The burden of ''green tape'' has become a rallying cry for business and governments intent on speeding up industrial development. But if you ever wanted an illustration of what green tape is supposed to prevent then catch a train to Morwell today and take a deep breath.

As part of its welcome inquiry into the month-long Hazelwood coalmine fire, the Napthine government is flagging that a focus will be the regulatory regime - the ''green tape'' - that is applied to the site.

Unions and firefighters have raised questions about the actions of Hazelwood's owners since the disaster began. Were fire prevention sprinkler systems stripped out? Were disused parts of the mine, now smouldering, not rehabilitated properly? The company - GDF Suez - says these allegations are incorrect and the inquiry could very well show their actions were proper and within their legal requirements.

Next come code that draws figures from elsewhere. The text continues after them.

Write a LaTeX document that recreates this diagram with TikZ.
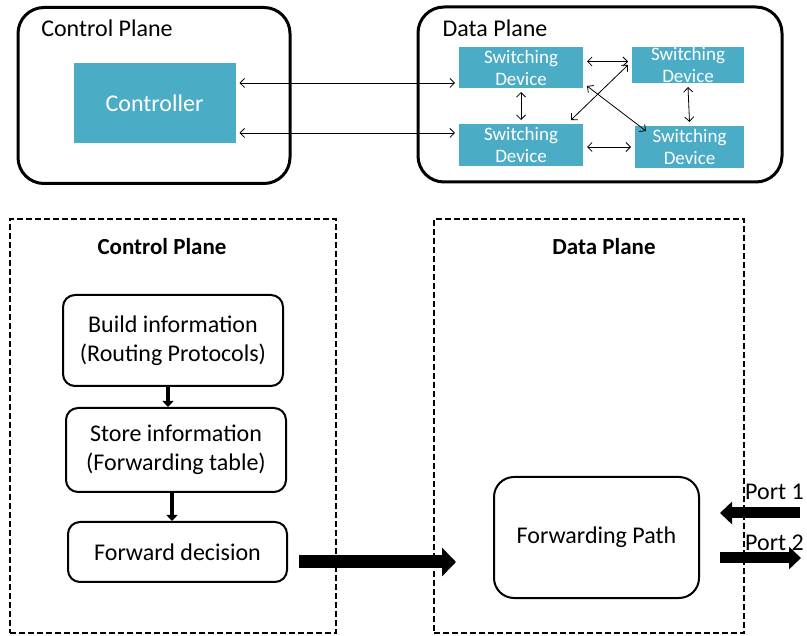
\documentclass[tikz,border=0pt]{standalone}
\usepackage{fontspec}
\setmainfont{Carlito}
\usetikzlibrary{arrows.meta,shadows}
\definecolor{teal1}{RGB}{75,172,198}
\tikzset{
  plane/.style={draw, line width=3pt, rounded corners=26pt},
  tealbox/.style={fill=teal1, draw=white, line width=4pt, text=white, align=center,
    inner sep=0pt, drop shadow={shadow xshift=1pt, shadow yshift=-1.5pt, fill=black, opacity=0.25}},
  thin2/.style={line width=0.8pt, {Straight Barb[length=4.5pt,width=9pt]}-{Straight Barb[length=4.5pt,width=9pt]}},
  dashbox/.style={draw, line width=1.8pt, dash pattern=on 6pt off 3pt, minimum width=#1, minimum height=414pt, inner sep=0pt},
  stepbox/.style={draw, line width=2pt, rounded corners=12pt, align=center, inner sep=0pt, font=\fontsize{24}{29}\selectfont},
  smallarr/.style={line width=4pt, -{Triangle[length=6pt,width=11pt]}},
  bigarr/.style={line width=13pt, -{Triangle[length=14pt,width=28pt]}},
  portarr/.style={line width=11pt, -{Triangle[length=12pt,width=22pt]}},
  bigtxt/.style={font=\fontsize{24}{29}\selectfont},
  sdtxt/.style={font=\fontsize{19}{22}\selectfont},
}
\begin{document}
\begin{tikzpicture}[x=1pt,y=-1pt]
\useasboundingbox (0,0) rectangle (807,636);
% top planes
\node[plane, minimum width=272pt, minimum height=176pt] (cp) at (154,95.5) {};
\node[plane, minimum width=364pt, minimum height=175pt] (dp) at (600,94.5) {};
\node[bigtxt] (cpt) at (107,28) {Control Plane};
\node[bigtxt] (dpt) at (495,28) {Data Plane};
% controller and switches
\node[tealbox, bigtxt, minimum width=166pt, minimum height=84pt] (ctrl) at (154.5,103) {Controller};
\node[tealbox, sdtxt, minimum width=128pt, minimum height=45pt] (sd1) at (521,67.5) {Switching\\Device};
\node[tealbox, sdtxt, minimum width=116pt, minimum height=40pt] (sd2) at (688,65) {Switching\\Device};
\node[tealbox, sdtxt, minimum width=128pt, minimum height=46pt] (sd3) at (521,145) {Switching\\Device};
\node[tealbox, sdtxt, minimum width=113pt, minimum height=46pt] (sd4) at (689.5,147) {Switching\\Device};
% top connectors
\draw[thin2] ([yshift=20pt]ctrl.east) -- ([yshift=20pt]ctrl.east -| sd1.west);
\draw[thin2] ([yshift=-30pt]ctrl.east) -- ([yshift=-30pt]ctrl.east -| sd3.west);
\draw[thin2] ([yshift=6pt]sd1.east) -- ([yshift=6pt]sd1.east -| sd2.west);
\draw[thin2] (sd1.south) -- (sd3.north);
\draw[thin2] (sd2.south) -- (sd4.north);
\draw[thin2] ([yshift=-2pt]sd3.east) -- ([yshift=-2pt]sd3.east -| sd4.west);
\draw[thin2] ([xshift=50pt]sd3.north) -- (sd2.west);
\draw[thin2] ([yshift=6pt]sd1.south east) -- ([xshift=15pt,yshift=-9pt]sd4.north west);
% bottom
\node[dashbox=326pt] (cpb) at (173,426) {};
\node[dashbox=310pt] (dpb) at (589,426) {};
\node[bigtxt, font=\fontsize{23}{28}\selectfont\bfseries] (cpbt) at (162,247) {Control Plane};
\node[bigtxt, font=\fontsize{23}{28}\selectfont\bfseries] (dpbt) at (604,247) {Data Plane};
\node[stepbox, minimum width=220pt, minimum height=91pt] (build) at (173,340.5) {Build information\\(Routing Protocols)};
\node[stepbox, minimum width=220pt, minimum height=84pt] (store) at (176,450) {Store information\\(Forwarding table)};
\node[stepbox, minimum width=219pt, minimum height=60pt] (fd) at (177.5,552) {Forward decision};
\node[stepbox, rounded corners=20pt, minimum width=205pt, minimum height=121pt] (fp) at (596.5,537.5) {Forwarding Path};
\draw[smallarr] ([xshift=-5pt]build.south) -- ([xshift=-5pt]build.south |- store.north);
\draw[smallarr] ([xshift=-4pt]store.south) -- ([xshift=-4pt]store.south |- fd.north);
\draw[bigarr, shorten <=11pt, shorten >=37pt] ([yshift=-10pt]fd.east) -- ([yshift=-10pt]fd.east -| fp.west);
\coordinate (p1a) at (800,513);
\coordinate (p1b) at (720,513);
\coordinate (p2a) at (720,558);
\coordinate (p2b) at (801,558);
\draw[portarr] (p1a) -- (p1b);
\draw[portarr] (p2a) -- (p2b);
\node[bigtxt, anchor=west, inner sep=0pt] (port1) at (745,492) {Port 1};
\node[bigtxt, anchor=west, inner sep=0pt] (port2) at (745,543) {Port 2};
\end{tikzpicture}
\end{document}
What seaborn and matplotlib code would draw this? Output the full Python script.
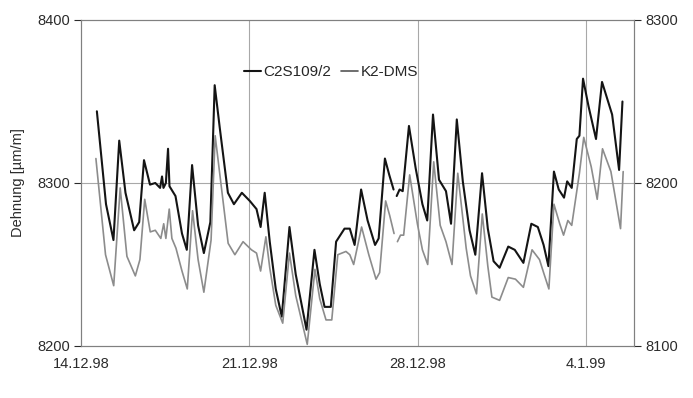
import numpy as np
import pandas as pd
import matplotlib
matplotlib.use("Agg")
import matplotlib.pyplot as plt
from matplotlib.lines import Line2D
import seaborn as sns

# ---- data (days after 14.12.98, strain values) ----
c2s_days = [0.66, 1.04, 1.35, 1.59, 1.85, 2.21, 2.42, 2.62, 2.87, 3.09, 3.29, 3.37, 3.43, 3.53,
             3.62, 3.68, 3.93, 4.20, 4.40, 4.62, 4.87, 5.11, 5.38, 5.56, 5.77, 6.11, 6.36, 6.69,
             7.02, 7.30, 7.47, 7.64, 7.85, 8.10, 8.35, 8.67, 8.93, 9.38, 9.71, 9.93, 10.13, 10.39,
             10.61, 10.96, 11.18, 11.38, 11.65, 11.92, 12.23, 12.38, 12.64, 12.82, 13.00, 13.07,
             13.13, 13.25, 13.38, 13.64, 13.92, 14.20, 14.40, 14.64, 14.89, 15.18, 15.39, 15.63,
             15.88, 16.16, 16.40, 16.68, 16.92, 17.16, 17.41, 17.77, 18.04, 18.40, 18.73, 19.00,
             19.24, 19.44, 19.67, 19.87, 20.09, 20.22, 20.41, 20.62, 20.73, 20.88, 21.11, 21.42,
             21.67, 22.09, 22.38, 22.52]
c2s_vals = [8344, 8287, 8265, 8326, 8294, 8271, 8276, 8314, 8299, 8300, 8297, 8304, 8297, 8300,
            8321, 8298, 8292, 8269, 8259, 8311, 8274, 8257, 8276, 8360, 8334, 8294, 8287, 8294,
            8289, 8284, 8273, 8294, 8264, 8235, 8218, 8273, 8244, 8210, 8259, 8238, 8224, 8224,
            8264, 8272, 8272, 8262, 8296, 8277, 8262, 8266, 8315, 8305, 8296, np.nan,
            8292, 8296, 8295, 8335, 8309, 8287, 8277, 8342, 8302, 8295, 8275, 8339,
            8301, 8271, 8256, 8306, 8272, 8252, 8248, 8261, 8259, 8251, 8275, 8273,
            8262, 8249, 8307, 8296, 8291, 8301, 8297, 8327, 8329, 8364, 8347, 8327,
            8362, 8342, 8308, 8350]

k2_days = [0.62, 1.02, 1.36, 1.63, 1.91, 2.26, 2.45, 2.65, 2.88, 3.09, 3.32, 3.44, 3.53, 3.67,
           3.78, 3.95, 4.20, 4.42, 4.64, 4.87, 5.11, 5.41, 5.58, 5.85, 6.12, 6.40, 6.74, 7.09,
           7.30, 7.47, 7.69, 7.85, 8.10, 8.39, 8.67, 8.93, 9.41, 9.73, 9.93, 10.19, 10.43, 10.68,
           11.02, 11.18, 11.34, 11.67, 11.97, 12.27, 12.42, 12.67, 12.84, 13.02, 13.07, 13.16,
           13.29, 13.42, 13.67, 13.99, 14.20, 14.42, 14.67, 14.94, 15.18, 15.43, 15.67, 16.02,
           16.20, 16.45, 16.69, 16.92, 17.09, 17.41, 17.77, 18.07, 18.40, 18.76, 19.07, 19.24,
           19.46, 19.67, 19.91, 20.07, 20.25, 20.41, 20.65, 20.73, 20.91, 21.22, 21.47, 21.69,
           22.04, 22.44, 22.55]
k2_vals = [8215, 8156, 8137, 8197, 8155, 8143, 8153, 8190, 8170, 8171, 8166, 8175, 8166, 8184,
           8166, 8160, 8146, 8135, 8183, 8153, 8133, 8165, 8229, 8196, 8163, 8156, 8164, 8159,
           8157, 8146, 8167, 8148, 8125, 8114, 8157, 8131, 8101, 8147, 8129, 8116, 8116, 8156,
           8158, 8156, 8150, 8173, 8156, 8141, 8145, 8189, 8180, 8169, np.nan, 8164,
           8168, 8168, 8205, 8175, 8159, 8150, 8213, 8174, 8164, 8150, 8206, 8160,
           8143, 8132, 8181, 8149, 8130, 8128, 8142, 8141, 8136, 8159, 8153, 8145,
           8135, 8187, 8175, 8168, 8177, 8174, 8198, 8206, 8228, 8210, 8190, 8221,
           8207, 8172, 8207]

x_ticks = [0, 7, 14, 21]
x_labels = ["14.12.98", "21.12.98", "28.12.98", "4.1.99"]
left_ticks = [8200, 8300, 8400]
right_ticks = [8100, 8200, 8300]
series_names = ["C2S109/2", "K2-DMS"]


def segmented(days, vals, name):
    df = pd.DataFrame({"day": days, "value": vals})
    df["seg"] = df["value"].isna().cumsum()
    df = df.dropna().copy()
    df["series"] = name
    return df


df_c2s = segmented(c2s_days, c2s_vals, series_names[0])
df_k2 = segmented(k2_days, k2_vals, series_names[1])

sns.set_theme(style="white")
plt.rcParams["font.family"] = ["Liberation Sans", "DejaVu Sans"]

black = "#141414"
gray = "#8c8c8c"
gridc = "#a8a8a8"
textc = "#2b2b2b"

fig = plt.figure(figsize=(6.93, 3.98), dpi=100)
ax = fig.add_axes([81 / 693, 1 - 346 / 398, (634 - 81) / 693, 326 / 398])
ax2 = ax.twinx()

sns.lineplot(data=df_c2s, x="day", y="value", units="seg", estimator=None,
             color=black, lw=1.5, ax=ax, legend=False)
sns.lineplot(data=df_k2, x="day", y="value", units="seg", estimator=None,
             color=gray, lw=1.2, ax=ax2, legend=False)

ax.set_xlim(0, 23)
ax.set_ylim(8200, 8400)
ax2.set_ylim(8100, 8300)
ax.set_xticks(x_ticks)
ax.set_xticklabels(x_labels)
ax.set_yticks(left_ticks)
ax2.set_yticks(right_ticks)
ax.set_xlabel("")
ax2.set_ylabel("")
ax.set_ylabel("Dehnung [µm/m]", fontsize=10.5, color=textc, labelpad=9)

for a in (ax, ax2):
    a.tick_params(axis="both", labelsize=10.5, colors=textc, length=5,
                  width=0.8, direction="out")
    for s in a.spines.values():
        s.set_color("#808080")
        s.set_linewidth(0.8)
ax.tick_params(axis="x", length=2, pad=6)
ax.tick_params(axis="y", left=True, pad=3)
ax2.tick_params(axis="y", right=True, pad=3)
ax2.tick_params(axis="x", bottom=False)

# grid: horizontal middle line and weekly vertical lines
ax.axhline(8300, color=gridc, lw=0.8, zorder=0)
for xt in x_ticks[1:]:
    ax.axvline(xt, color=gridc, lw=0.8, zorder=0)

handles = [Line2D([], [], color=black, lw=1.5), Line2D([], [], color="#555555", lw=1.2)]
ax.legend(handles, series_names, loc="center", bbox_to_anchor=(0.452, 0.84), ncol=2,
          frameon=False, fontsize=11, handlelength=1.1, handletextpad=0.2,
          columnspacing=0.6)

fig.savefig("out.png", dpi=100)
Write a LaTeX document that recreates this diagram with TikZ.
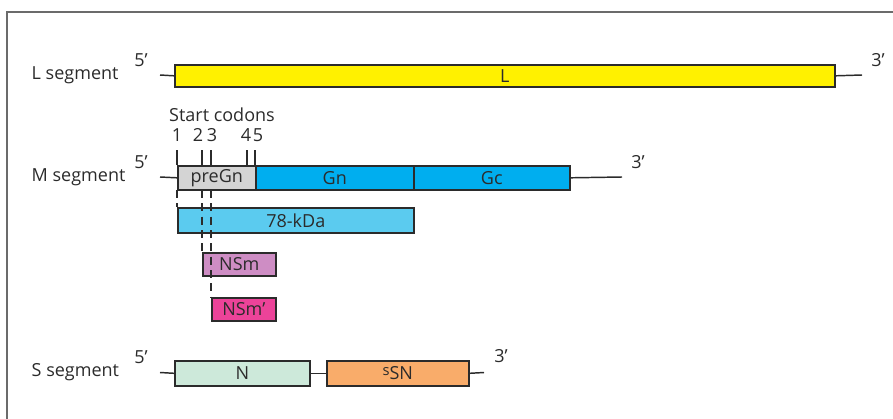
\documentclass[tikz,border=0pt]{standalone}
\usepackage{fontspec}
\setmainfont{Open Sans}
\definecolor{frameg}{HTML}{6B6B6B}
\definecolor{ink}{HTML}{2B2B2B}
\definecolor{cL}{HTML}{FFF100}
\definecolor{cPre}{HTML}{D4D4D4}
\definecolor{cG}{HTML}{00AEEF}
\definecolor{c78}{HTML}{5BCBEF}
\definecolor{cNSm}{HTML}{CE8DC4}
\definecolor{cNSmp}{HTML}{EC4399}
\definecolor{cN}{HTML}{CDE9DA}
\definecolor{cSSN}{HTML}{F9AC6A}
\begin{document}
\begin{tikzpicture}[x=0.75pt,y=-0.75pt,
  every node/.style={text=ink, font=\fontsize{13.5}{16}\selectfont},
  seg/.style={draw=ink, line width=1.2pt, inner sep=0pt, anchor=north west},
  conn/.style={draw=ink, line width=1.1pt},
  tick/.style={draw=ink, line width=1.1pt},
  dsh/.style={draw=ink, line width=1.1pt, dash pattern=on 6pt off 4pt}]
\useasboundingbox (0,0) rectangle (893,418);
\draw[frameg, line width=1.5pt] (7,420) -- (7,12) -- (895,12);

% L segment
\node[anchor=west] (Llab) at (27,75) {L segment};
\node (L5p) at (141,60) {5’};
\node (L3p) at (878,60) {3’};
\node[seg, fill=cL, minimum width=660*0.75pt, minimum height=22*0.75pt] (L) at (174,64) {L};
\coordinate (La) at (160,75);
\coordinate (Lb) at (862,75);
\draw[conn] (La) -- (L.west);
\draw[conn] (L.east) -- (Lb);

% M segment
\node[anchor=west] (Mlab) at (27,177) {M segment};
\node (M5p) at (141,162) {5’};
\node (M3p) at (638,162) {3’};
\node (sc) at (222,115) {Start codons};
\node (n1) at (177,135) {1};
\node (n2) at (198,135) {2};
\node (n3) at (212,135) {3};
\node (n4) at (246,135) {4};
\node (n5) at (258,135) {5};
\node[seg, fill=cPre, minimum width=78*0.75pt, minimum height=24*0.75pt] (pre) at (177,165) {preGn};
\node[seg, fill=cG, minimum width=158*0.75pt, minimum height=24*0.75pt] (Gn) at (255,165) {Gn};
\node[seg, fill=cG, minimum width=156*0.75pt, minimum height=24*0.75pt] (Gc) at (413,165) {Gc};
\coordinate (Ma) at (160,177);
\coordinate (Mb) at (622,177);
\draw[conn] (Ma) -- (pre.west);
\draw[conn] (Gc.east) -- (Mb);
\node[seg, fill=c78, minimum width=236*0.75pt, minimum height=25*0.75pt] (kda) at (177,207) {78-kDa};
\node[seg, fill=cNSm, minimum width=73*0.75pt, minimum height=23*0.75pt] (nsm) at (202,252) {NSm};
\node[seg, fill=cNSmp, minimum width=64*0.75pt, minimum height=23*0.75pt] (nsmp) at (211,297) {NSm’};
% ticks
\coordinate (t1) at (177,150);
\coordinate (t2) at (202,150);
\coordinate (t3) at (211,150);
\coordinate (t4) at (247,150);
\coordinate (t5) at (255,150);
\draw[tick] (t1) -- (t1 |- pre.north);
\draw[tick] (t2) -- (t2 |- pre.north);
\draw[tick] (t3) -- (t3 |- pre.north);
\draw[tick] (t4) -- (t4 |- pre.north);
\draw[tick] (t5) -- (t5 |- pre.north);
\coordinate (d1) at (177,190);
\coordinate (d2) at (202,190);
\coordinate (d3) at (211,190);
\draw[dsh] (d1) -- (d1 |- kda.north);
\draw[dsh] (d2) -- (d2 |- nsm.north);
\draw[dsh] (d3) -- (d3 |- nsmp.north);

% S segment
\node[anchor=west] (Slab) at (27,372) {S segment};
\node (S5p) at (141,357) {5’};
\node (S3p) at (501,356) {3’};
\node[seg, fill=cN, minimum width=135*0.75pt, minimum height=25*0.75pt] (N) at (174,360) {N};
\node[seg, fill=cSSN, minimum width=142*0.75pt, minimum height=25*0.75pt] (ssn) at (326,360) {\raisebox{0.45ex}{\fontsize{11}{11}\selectfont s}SN};
\coordinate (Sa) at (160,372.5);
\coordinate (Sb) at (484,372.5);
\draw[conn] (Sa) -- (N.west);
\draw[conn] (N.east) -- (ssn.west);
\draw[conn] (ssn.east) -- (Sb);
\end{tikzpicture}
\end{document}
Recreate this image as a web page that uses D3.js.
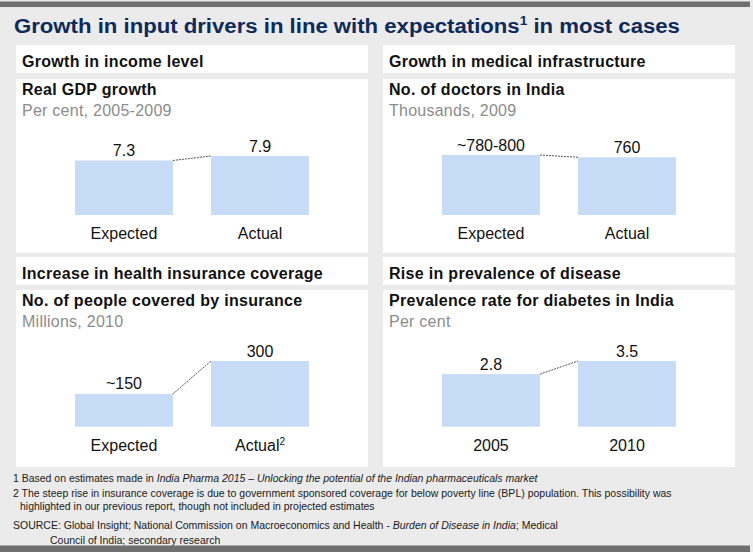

But there is a broad suspicion that in the past few years Hazelwood's owners have invested the bare minimum in capital works and maintenance to keep the mine and its associated power plant running, with an expectation of closure by decade's end. With carbon pricing to be axed, and gas prices soaring, Hazelwood and other brown-coal generators and mines will now likely have a much longer life. Putting aside climate change concerns, that brings into question whether our laws are properly equipped to mitigate the risks of ageing mine and power infrastructure so close to towns.

It should also focus our minds on how well existing environment laws are being enforced. In 2012 the Victorian Auditor-General found the state's environment department did not have sufficient policies or systems in place to ensure business was complying with current law.

And are the measures in place to ensure the mine site is restored when operations do eventually cease? Is the $15 million rehabilitation bond paid by Hazelwood's owners enough, given the likely costs of restoration will be in hundreds of millions of dollars? These are important questions this inquiry must answer. And they illustrate how important these laws - often decried as ''green tape'' - can be.

Business argues too many of these environmental protections are burdensome and overlap - especially approval permits for developments across federal and state levels. And it's true laws can become outdated and need reworking. But hasten too quickly to remove them and it leaves the community, and the natural world, exposed to adverse impacts. The people of Morwell can testify to what that feels like.